They were among a number of leading athletes and administrators who gathered to defend the only athletics training facility of its kind in southern England against a threat of imminent closure. Later this month, a report commissioned by Bromley Council and the Sports Council - respectively owner and leaseholder of the Crystal Palace site - is expected to recommend that the centre be redeveloped without any provision for athletics.

The Sports Council, which is reported to spend nearly pounds 1m per year in subsidising the national sports centre at Crystal Palace, is bringing forward its planned return of the lease to Bromley from 2004 to next year.

The situation has been widely greeted as potentially disastrous for athletes both at grass roots and elite level. Richard Simmons, the British Athletic Federation coach for the South-east, said 13,000 athletes had used the facilities last year. He added that a protest petition had already attracted over 5,000 names, including 30 international athletes.
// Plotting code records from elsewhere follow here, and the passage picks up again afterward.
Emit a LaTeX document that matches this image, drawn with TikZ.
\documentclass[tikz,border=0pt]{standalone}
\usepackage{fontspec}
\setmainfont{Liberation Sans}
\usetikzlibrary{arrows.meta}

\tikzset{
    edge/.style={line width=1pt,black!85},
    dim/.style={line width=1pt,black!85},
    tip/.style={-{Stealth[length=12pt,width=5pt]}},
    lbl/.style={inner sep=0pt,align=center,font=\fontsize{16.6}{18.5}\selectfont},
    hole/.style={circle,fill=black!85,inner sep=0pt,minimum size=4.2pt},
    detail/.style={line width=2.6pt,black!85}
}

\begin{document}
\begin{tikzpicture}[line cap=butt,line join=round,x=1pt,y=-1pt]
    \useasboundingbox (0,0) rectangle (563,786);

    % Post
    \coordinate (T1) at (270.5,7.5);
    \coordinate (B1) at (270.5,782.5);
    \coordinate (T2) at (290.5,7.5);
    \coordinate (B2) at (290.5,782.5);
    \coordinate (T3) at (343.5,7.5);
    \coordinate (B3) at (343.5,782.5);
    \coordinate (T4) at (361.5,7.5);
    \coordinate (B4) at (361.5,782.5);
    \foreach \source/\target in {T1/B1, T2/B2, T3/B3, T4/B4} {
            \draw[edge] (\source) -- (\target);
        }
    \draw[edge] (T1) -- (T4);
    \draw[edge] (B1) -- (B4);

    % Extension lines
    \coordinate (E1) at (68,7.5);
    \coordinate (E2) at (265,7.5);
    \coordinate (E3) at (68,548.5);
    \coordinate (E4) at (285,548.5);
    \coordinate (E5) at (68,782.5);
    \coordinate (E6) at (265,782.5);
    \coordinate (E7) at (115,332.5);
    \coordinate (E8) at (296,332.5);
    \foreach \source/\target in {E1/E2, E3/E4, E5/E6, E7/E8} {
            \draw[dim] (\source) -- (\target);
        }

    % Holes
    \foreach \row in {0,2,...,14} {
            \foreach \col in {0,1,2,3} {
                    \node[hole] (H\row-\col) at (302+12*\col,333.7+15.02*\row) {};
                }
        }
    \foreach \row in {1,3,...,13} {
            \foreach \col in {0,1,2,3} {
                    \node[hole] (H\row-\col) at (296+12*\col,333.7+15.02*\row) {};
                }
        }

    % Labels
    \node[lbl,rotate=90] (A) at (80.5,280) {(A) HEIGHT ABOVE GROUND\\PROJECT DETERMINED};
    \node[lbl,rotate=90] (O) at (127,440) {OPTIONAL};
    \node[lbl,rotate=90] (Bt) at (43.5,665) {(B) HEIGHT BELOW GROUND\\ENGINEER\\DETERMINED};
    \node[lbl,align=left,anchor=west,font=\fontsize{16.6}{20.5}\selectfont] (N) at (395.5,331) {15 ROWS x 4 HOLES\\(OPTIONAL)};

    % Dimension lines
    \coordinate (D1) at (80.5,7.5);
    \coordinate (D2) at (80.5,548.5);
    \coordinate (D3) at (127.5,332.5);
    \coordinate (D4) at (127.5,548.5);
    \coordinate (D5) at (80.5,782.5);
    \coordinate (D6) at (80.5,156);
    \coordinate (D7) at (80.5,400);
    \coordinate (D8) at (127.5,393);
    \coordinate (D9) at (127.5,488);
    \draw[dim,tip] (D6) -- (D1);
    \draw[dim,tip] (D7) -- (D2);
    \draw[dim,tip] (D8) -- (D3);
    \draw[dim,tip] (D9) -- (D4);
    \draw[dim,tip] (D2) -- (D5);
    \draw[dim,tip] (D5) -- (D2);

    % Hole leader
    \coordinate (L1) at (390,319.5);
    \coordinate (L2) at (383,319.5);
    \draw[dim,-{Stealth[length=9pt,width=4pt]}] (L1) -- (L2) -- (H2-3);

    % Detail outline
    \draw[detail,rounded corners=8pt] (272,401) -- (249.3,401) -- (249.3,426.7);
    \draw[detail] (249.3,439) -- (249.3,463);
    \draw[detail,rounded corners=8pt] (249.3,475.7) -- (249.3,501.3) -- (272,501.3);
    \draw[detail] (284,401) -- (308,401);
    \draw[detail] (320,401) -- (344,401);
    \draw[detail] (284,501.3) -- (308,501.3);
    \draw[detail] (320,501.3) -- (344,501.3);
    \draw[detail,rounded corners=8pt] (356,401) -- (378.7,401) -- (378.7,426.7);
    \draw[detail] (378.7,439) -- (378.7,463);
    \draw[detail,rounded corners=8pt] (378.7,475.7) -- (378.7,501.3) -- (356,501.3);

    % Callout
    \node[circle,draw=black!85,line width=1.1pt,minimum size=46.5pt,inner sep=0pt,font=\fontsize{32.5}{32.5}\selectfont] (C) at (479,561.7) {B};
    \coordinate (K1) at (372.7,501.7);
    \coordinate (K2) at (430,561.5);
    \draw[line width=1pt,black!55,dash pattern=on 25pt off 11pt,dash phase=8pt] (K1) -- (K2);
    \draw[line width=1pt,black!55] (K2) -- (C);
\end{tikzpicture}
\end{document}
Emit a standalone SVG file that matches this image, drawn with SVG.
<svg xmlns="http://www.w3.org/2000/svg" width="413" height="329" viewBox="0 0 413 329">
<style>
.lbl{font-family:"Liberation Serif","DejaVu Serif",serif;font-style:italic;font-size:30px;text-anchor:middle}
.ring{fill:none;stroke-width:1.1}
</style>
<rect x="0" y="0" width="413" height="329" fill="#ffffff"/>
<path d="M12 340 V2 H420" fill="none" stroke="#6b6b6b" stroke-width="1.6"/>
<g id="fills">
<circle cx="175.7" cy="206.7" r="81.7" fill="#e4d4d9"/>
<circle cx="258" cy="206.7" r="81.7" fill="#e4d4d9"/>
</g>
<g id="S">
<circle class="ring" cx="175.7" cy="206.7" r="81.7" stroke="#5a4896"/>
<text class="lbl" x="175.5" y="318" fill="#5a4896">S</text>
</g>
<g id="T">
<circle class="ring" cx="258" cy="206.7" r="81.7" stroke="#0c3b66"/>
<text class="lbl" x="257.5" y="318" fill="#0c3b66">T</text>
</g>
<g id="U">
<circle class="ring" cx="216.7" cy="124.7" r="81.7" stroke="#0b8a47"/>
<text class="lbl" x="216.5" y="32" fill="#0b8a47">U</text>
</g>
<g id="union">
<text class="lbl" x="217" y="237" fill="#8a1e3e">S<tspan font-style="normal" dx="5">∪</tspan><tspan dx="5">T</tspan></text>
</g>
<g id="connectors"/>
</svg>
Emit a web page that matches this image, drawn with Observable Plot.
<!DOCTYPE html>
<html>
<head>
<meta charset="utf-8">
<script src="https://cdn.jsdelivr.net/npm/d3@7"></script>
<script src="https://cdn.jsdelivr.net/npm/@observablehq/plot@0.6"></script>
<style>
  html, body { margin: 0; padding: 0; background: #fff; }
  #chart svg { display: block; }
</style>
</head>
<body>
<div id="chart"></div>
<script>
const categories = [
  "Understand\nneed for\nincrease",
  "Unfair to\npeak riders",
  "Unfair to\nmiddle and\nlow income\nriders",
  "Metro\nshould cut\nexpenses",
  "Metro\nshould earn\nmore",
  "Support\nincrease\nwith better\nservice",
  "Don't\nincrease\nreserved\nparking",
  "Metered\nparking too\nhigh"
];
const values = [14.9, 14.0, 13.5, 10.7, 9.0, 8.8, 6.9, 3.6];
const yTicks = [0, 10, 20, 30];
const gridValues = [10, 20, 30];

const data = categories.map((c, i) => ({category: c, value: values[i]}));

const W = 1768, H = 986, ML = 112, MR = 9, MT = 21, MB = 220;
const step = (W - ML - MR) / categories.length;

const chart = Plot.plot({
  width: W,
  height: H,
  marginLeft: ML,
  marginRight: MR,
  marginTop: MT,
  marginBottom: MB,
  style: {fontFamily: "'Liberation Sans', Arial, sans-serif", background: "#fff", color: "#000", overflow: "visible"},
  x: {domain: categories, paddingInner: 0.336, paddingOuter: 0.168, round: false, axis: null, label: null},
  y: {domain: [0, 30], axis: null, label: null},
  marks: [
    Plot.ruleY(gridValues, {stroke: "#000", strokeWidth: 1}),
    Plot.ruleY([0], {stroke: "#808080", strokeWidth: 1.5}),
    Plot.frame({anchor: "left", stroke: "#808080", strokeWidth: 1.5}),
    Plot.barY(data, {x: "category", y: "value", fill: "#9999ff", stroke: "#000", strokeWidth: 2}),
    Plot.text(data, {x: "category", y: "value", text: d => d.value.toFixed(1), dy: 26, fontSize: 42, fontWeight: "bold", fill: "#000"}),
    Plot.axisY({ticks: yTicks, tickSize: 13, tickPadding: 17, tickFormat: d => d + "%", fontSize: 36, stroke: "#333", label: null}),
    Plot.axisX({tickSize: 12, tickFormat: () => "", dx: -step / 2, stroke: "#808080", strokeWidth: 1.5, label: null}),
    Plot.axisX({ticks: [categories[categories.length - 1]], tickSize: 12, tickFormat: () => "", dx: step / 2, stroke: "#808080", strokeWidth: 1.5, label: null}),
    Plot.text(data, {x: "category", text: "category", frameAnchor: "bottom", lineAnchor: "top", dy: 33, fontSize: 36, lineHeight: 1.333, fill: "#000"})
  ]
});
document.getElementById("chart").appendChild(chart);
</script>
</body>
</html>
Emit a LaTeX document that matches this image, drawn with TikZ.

Angela Littlewood, the BAF's South-east development officer, said bulldozers were likely to move in a day after the lease was handed over, demolishing indoor and outdoor tracks and the main stand.

She pointed out that Wembley, due to house athletics in a new national stadium by the year 2000, was not a realistic alternative. "It will not provide any day-to-day training," she said, adding that the whole question of deciding the future usage of Crystal Palace was premature, given the current debate over the location of the National Academy of Sport, and its planned regional satellites.

Ovett commented: "It's a joke that we are here today. What sense is there in tearing down a facility when there is nothing to replace it? We've got to decide in this country how seriously we treat sport."

Bedford, who set the world 10,000 metres record on the Palace track in 1973, said: "We should be improving this facility and developing it, not destroying it." And Geoff Parsons, director of the British Athletes Association, said the current dilemma was symptomatic of "the lack of strategy in British sport planning''.

Depriving Crystal Palace of athletics facilities at a time when so much store was being set by the government on improving national sporting performances was, he said, "a ridiculous message to send out''.

Peter Lamb, director of the Crystal Palace Complex from 1990 until September 1996, said that it had been Bromley's idea to regain the lease early in order to complete their development plans in the park.

He said those plans included restoring the original 19th century walkway through the park, which goes directly through the indoor athletics hall. He also discredited the idea that athletics would be a disproportionately heavy burden on Bromley's tax payers, adding that of the annual pounds 1m cost of the site to the Sports Council, almost pounds 900,000 went on rates, utilities and maintenance.

The Sports Council said yesterday that they would not be taking any long term decisions about Crystal Palace "without prior consultation with the relevant sporting governing bodies''.